Ways of sending multiple short messages are available. SMS concatenation (stringing several short messages together) and SMS compression (getting more than 160 characters of information within a single short message) have been defined and incorporated in the GSM SMS standards.

The network operator needs to purchase its first generation SMS Center as part of the network commissioning plan. The initial SMS Center may simply be a voice mail platform module or a stand-alone SMS Center. It is not possible to make the SMS available without an SMS Center since all short messages pass through the SMS Center.

RECENT SMS DEVELOPMENTS

Because simple person-to-person messaging is such an important component of total SMS traffic volumes, anything that simplifies message generation is an important enabler of SMS. Predictive text input algorithms significantly reduce the number of key strokes that need to be made to input a message.

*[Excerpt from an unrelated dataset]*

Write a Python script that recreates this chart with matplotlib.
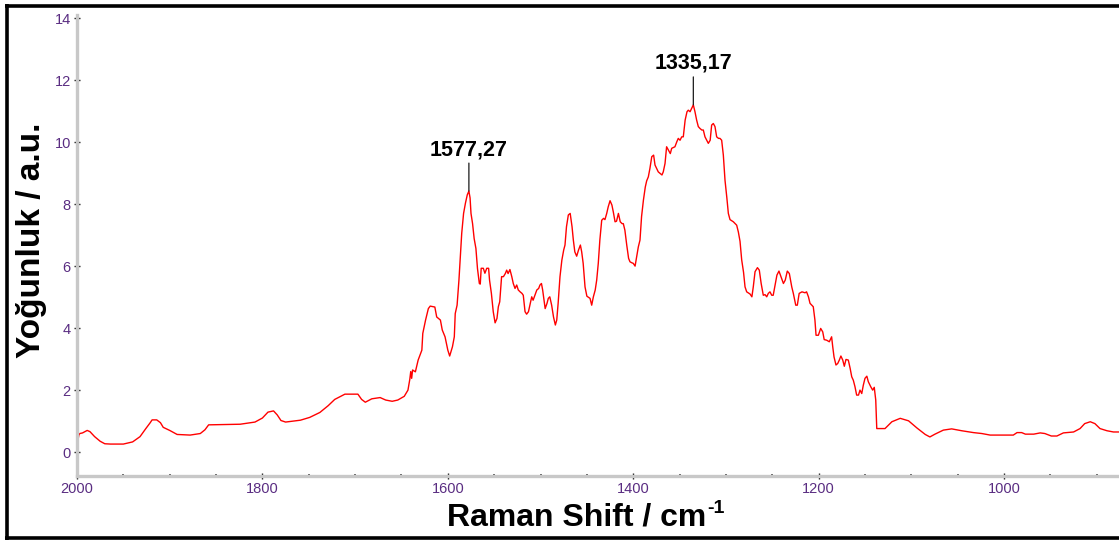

T9, from Tegic, anticipates which word the user is trying to generate. Widespread incorporation of such algorithms into the installed base of mobile phones will typically lead to an average uplift in SMS traffic of 25% per enabled user. These predictive text algorithms support multiple languages.

The introduction of standardised protocols such as SIM Application Toolkit and the Wireless Application Protocol (WAP) contribute to an increase in messaging usage by providing a standard service development and deployment environment for application developers and business partners. These protocols also make it easier for users to reply to and otherwise access messaging services through custom menus on the phone. While these protocols are only a means to an end and not new messaging destinations or services, they are likely to lead to a 10-15% uplift in total SMS volumes.

The introduction of more user-friendly terminals contributes to increases in messaging usage. Terminals such as smart phones make it easier for users to originate, reply to and otherwise access messaging services through the provision of a QWERTY keyboard, rather than the limited keypad on standard mobile phones.